Who is saying techno should stop looking back?
Jeff Mills is not a bystander to techno, he is one of the people who decided what it would be. The Wizard on Detroit radio in the 1980s, co-founder of Underground Resistance with "Mad" Mike Banks and Robert Hood, then a solo career built on Axis and a stack of concept records. So when he sat down with Radio Nova's Nova Club in June 2026, he repeated the line he has held for thirty years, that techno is education and not entertainment, and made his real quarrel plain: a culture that would rather relive its past than build its future. Coming from one of the people who decided what techno would be, that lands harder than a take.
What does building the future look like for him?
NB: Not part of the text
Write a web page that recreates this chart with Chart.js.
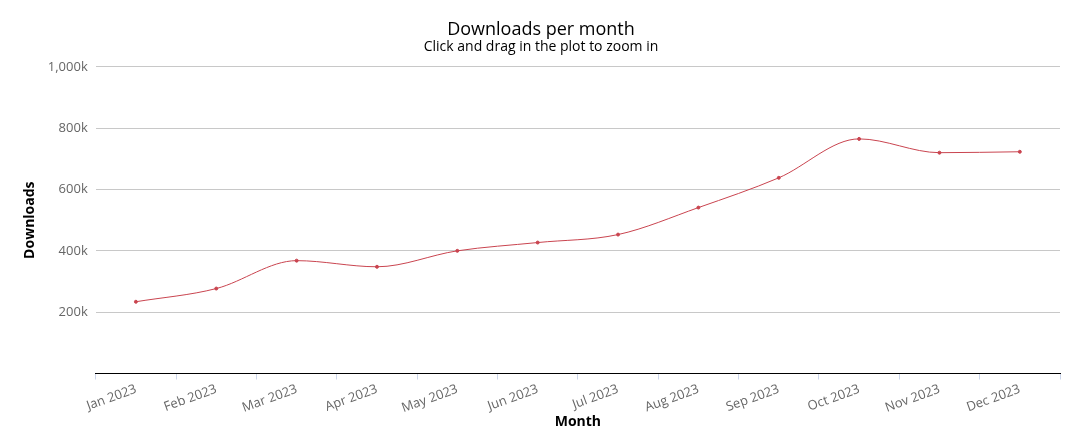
<!DOCTYPE html>
<html>
<head>
<meta charset="utf-8">
<script src="https://cdn.jsdelivr.net/npm/chart.js@4"></script>
<style>
  html, body { margin: 0; padding: 0; background: #fff; }
  #wrap { width: 1080px; height: 444px; }
</style>
</head>
<body>
<div id="wrap"><canvas id="downloads"></canvas></div>
<script>
var months = ['Jan 2023', 'Feb 2023', 'Mar 2023', 'Apr 2023', 'May 2023', 'Jun 2023',
              'Jul 2023', 'Aug 2023', 'Sep 2023', 'Oct 2023', 'Nov 2023', 'Dec 2023'];
var downloads = [234000, 277000, 368000, 348000, 400000, 427000,
                 453000, 541000, 638000, 765000, 720000, 723000];
var yTicks = [0, 200000, 400000, 600000, 800000, 1000000];

var lineColor = '#c9444f';
var fontFamily = '"Open Sans", "Noto Sans", sans-serif';

Chart.defaults.font.family = fontFamily;

function kLabel(v) {
    if (v === 0) return '';
    return (v / 1000).toLocaleString('en-US') + 'k';
}

var downloadsChart = new Chart(document.getElementById('downloads'), {
    type: 'line',
    data: {
        labels: months,
        datasets: [
            {
                label: 'Downloads',
                data: downloads,
                borderColor: lineColor,
                backgroundColor: lineColor,
                borderWidth: 1,
                pointRadius: 1.5,
                pointHoverRadius: 3,
                tension: 0.4,
                cubicInterpolationMode: 'monotone'
            }
        ]
    },
    options: {
        responsive: true,
        maintainAspectRatio: false,
        animation: false,
        layout: {
            padding: { left: 22, right: 20, top: 9, bottom: 14 }
        },
        plugins: {
            legend: { display: false },
            title: {
                display: true,
                text: 'Downloads per month',
                color: '#000',
                font: { size: 18, weight: 'normal', lineHeight: 1.0 },
                padding: { top: 12, bottom: 0 }
            },
            subtitle: {
                display: true,
                text: 'Click and drag in the plot to zoom in',
                color: '#000',
                font: { size: 14, weight: 'normal' },
                padding: { top: 0, bottom: 11 }
            },
            tooltip: { enabled: true }
        },
        scales: {
            x: {
                offset: true,
                grid: {
                    display: true,
                    drawOnChartArea: false,
                    drawTicks: true,
                    tickLength: 6,
                    color: '#ccd6eb',
                    offset: true
                },
                border: { display: true, color: '#000', width: 1 },
                ticks: {
                    color: '#666',
                    font: { size: 13 },
                    minRotation: 20,
                    maxRotation: 20,
                    autoSkip: false,
                    padding: 2
                },
                title: {
                    display: true,
                    text: 'Month',
                    color: '#000',
                    font: { size: 14, weight: 'bold' },
                    padding: { top: -5, bottom: 0 }
                }
            },
            y: {
                min: 0,
                max: 1000000,
                afterBuildTicks: function (axis) {
                    axis.ticks = yTicks.map(function (v) { return { value: v }; });
                },
                grid: {
                    drawTicks: false,
                    color: function (ctx) {
                        return ctx.tick && ctx.tick.value === 0 ? 'rgba(0,0,0,0)' : '#c8c8c8';
                    }
                },
                border: { display: false },
                ticks: {
                    color: '#666',
                    font: { size: 13 },
                    padding: 8,
                    callback: function (v) { return kLabel(v); }
                },
                title: {
                    display: true,
                    text: 'Downloads',
                    color: '#000',
                    font: { size: 14, weight: 'bold' },
                    padding: { top: 0, bottom: 1 }
                }
            }
        }
    }
});
</script>
</body>
</html>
It looks like The Trip To Vega, released on Axis on 19 June 2026: an eleven-track concept album set in September 2097, when shifting tectonic plates leave Earth giving off a harmonic frequency that makes the planet unlivable, and humanity boards spacecraft for Vega, a real star about 25 light-years away. It is not escapism, it is a thought experiment run on the dancefloor, and his clearest answer to what techno is for: imagining what comes next. Even his craft points forward. He still mixes the hard way, on three decks plus a drum machine with no sync button, not as a museum act but as an argument that the human hand, error and all, is where the music stays alive.
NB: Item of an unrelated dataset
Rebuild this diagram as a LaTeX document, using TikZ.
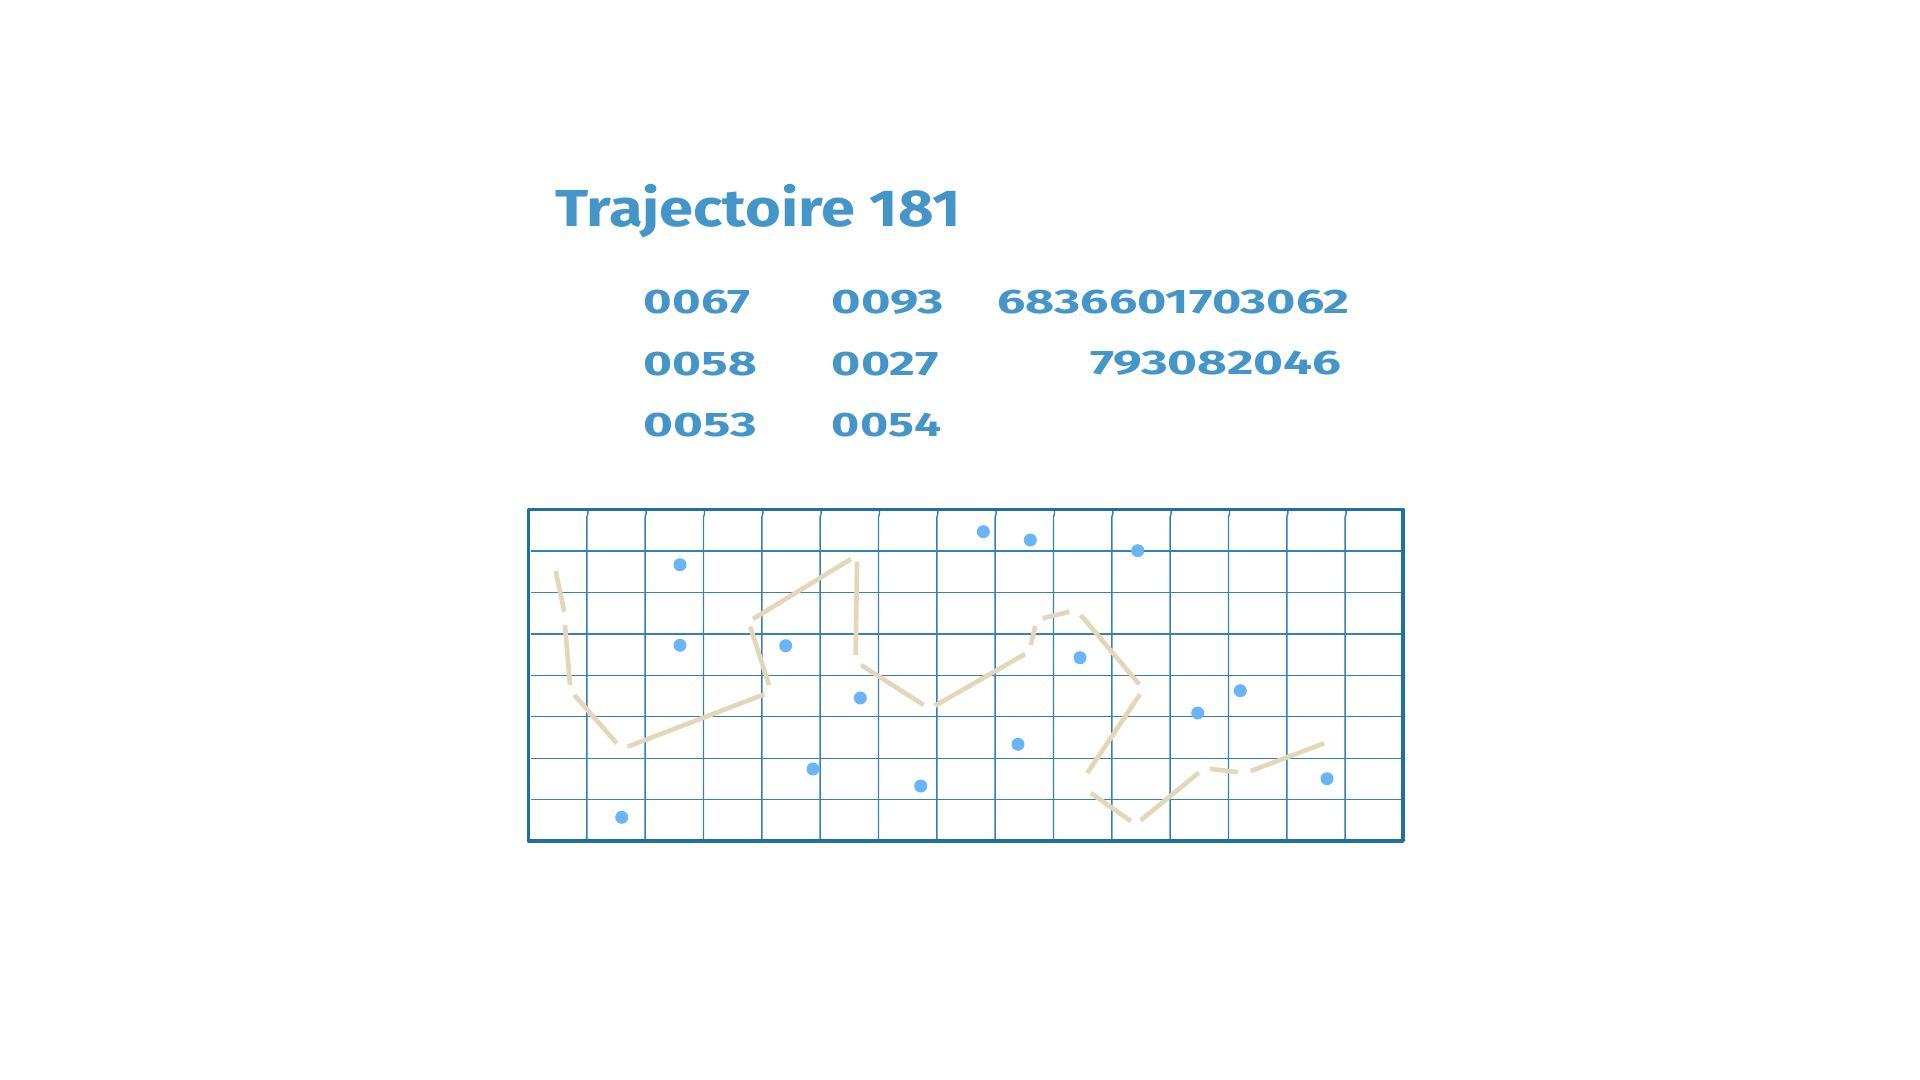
\documentclass[tikz,border=0pt]{standalone}
\usepackage{fontspec}
\setmainfont{Fira Sans}
\usepackage{graphicx}
\definecolor{txtblue}{HTML}{4596C8}
\definecolor{frameblue}{HTML}{1F6FA0}
\definecolor{gridblue}{HTML}{3580B4}
\definecolor{dotblue}{HTML}{6AB4FA}
\definecolor{trailtan}{HTML}{E4D6B8}
\newcommand{\fitw}[2]{\resizebox{#1}{\height}{#2}}
\begin{document}
\begin{tikzpicture}[x=0.5pt,y=-0.5pt,
  titletxt/.style={inner sep=0pt,anchor=base west,text=txtblue,font=\bfseries\fontsize{26}{30}\selectfont},
  numtxt/.style={inner sep=0pt,anchor=base west,text=txtblue,font=\bfseries\fontsize{17}{20}\selectfont},
  frame/.style={draw=frameblue,line width=1.75pt,line join=round},
  gridline/.style={draw=gridblue,line width=0.7pt},
  dot/.style={circle,fill=dotblue,inner sep=0pt,minimum size=6.5pt},
  trail/.style={draw=trailtan,line width=2.3pt}]
\fill[white] (0,0) rectangle (1920,1080);
\useasboundingbox (0,0) rectangle (1920,1080);
% texts
\node[titletxt] (title) at (555,227) {\fitw{202.5pt}{Trajectoire 181}};
\node[numtxt] (n11) at (643.5,314) {\fitw{53.3pt}{0067}};
\node[numtxt] (n21) at (643.5,375) {\fitw{56.7pt}{0058}};
\node[numtxt] (n31) at (643.5,437) {\fitw{56.7pt}{0053}};
\node[numtxt] (n12) at (831.5,314) {\fitw{56.1pt}{0093}};
\node[numtxt] (n22) at (831.5,375) {\fitw{53.3pt}{0027}};
\node[numtxt] (n32) at (831.5,437) {\fitw{54.7pt}{0054}};
\node[numtxt] (n13) at (997,314) {\fitw{176.2pt}{6836601703062}};
\node[numtxt] (n23) at (1089.6,375) {\fitw{125.7pt}{793082046}};
% grid
\foreach \k in {1,...,7} {
  \draw[gridline] (531,509.5+41.45*\k) -- (1403,509.5+41.45*\k);
}
\foreach \k in {1,...,14} {
  \draw[gridline] (528.5+58.33*\k+1,511) -- (528.5+58.33*\k+1,514) -- (528.5+58.33*\k,517) -- (528.5+58.33*\k,841);
}
\draw[frame] (528.5,509.5) rectangle (1403,841);
% trajectory
\draw[trail] (555.7,571) -- (564.3,611.7);
\draw[trail] (565,625) -- (570,685);
\draw[trail] (574.3,695) -- (616.7,743.3);
\draw[trail] (627.7,746.7) -- (764.3,694.3);
\draw[trail] (769,685) -- (750.3,626.7);
\draw[trail] (753,619) -- (851,559);
\draw[trail] (857,561.7) -- (855.7,655);
\draw[trail] (861,665) -- (923.7,705);
\draw[trail] (935,705.7) -- (1025,654);
\draw[trail] (1030.7,645) -- (1035.3,626);
\draw[trail] (1042.7,618.3) -- (1069.3,611.7);
\draw[trail] (1080.7,615) -- (1139.3,684.3);
\draw[trail] (1140,694.3) -- (1087.3,773);
\draw[trail] (1090.7,793) -- (1130.7,821);
\draw[trail] (1140.7,820.3) -- (1198.7,772.7);
\draw[trail] (1210,768.7) -- (1238,772.3);
\draw[trail] (1250.7,771) -- (1324,743.3);
% dots
\node[dot] (d1) at (680,564.7) {};
\node[dot] (d2) at (680,645.3) {};
\node[dot] (d3) at (785.7,645.7) {};
\node[dot] (d4) at (860.3,698) {};
\node[dot] (d5) at (813,769) {};
\node[dot] (d6) at (920.7,786) {};
\node[dot] (d7) at (621.7,817.3) {};
\node[dot] (d8) at (983.3,531.7) {};
\node[dot] (d9) at (1030.3,540) {};
\node[dot] (d10) at (1137.7,550.7) {};
\node[dot] (d11) at (1080,657.7) {};
\node[dot] (d12) at (1240.3,690.7) {};
\node[dot] (d13) at (1197.7,713) {};
\node[dot] (d14) at (1018,744.3) {};
\node[dot] (d15) at (1327,778.7) {};
\end{tikzpicture}
\end{document}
To hear something that's real, even with mistakes and dust on records, is more interesting.
Does that mean he is trashing the past?
No, and that is the part the nostalgia debate keeps missing. He is marking 30 years of Live At The Liquid Room, Tokyo, but instead of a victory-lap nostalgia gig he rebuilds the original reel-to-reel rig and screens a documentary first, so the room learns how it was made. He honours the past without living in it. The scene that techno built has drifted into a reissue economy, anniversary box sets, 90s-rave revivals, the sync button smoothing every transition. Mills uses his own history as teaching material and aims it at the future.
So why does it read as an indictment?
Because the contrast is brutal. Plenty of veterans monetise the back catalogue and call it heritage; Mills refuses the sync button, plays three decks live and ships a new future the same month he celebrates an old set. The 1996-rave crowd hears a scold; the anti-nostalgia camp nods along. Both are reacting to the same thing, the man who helped invent techno saying, without raising his voice, that the music has only one real obligation: to keep building what comes next.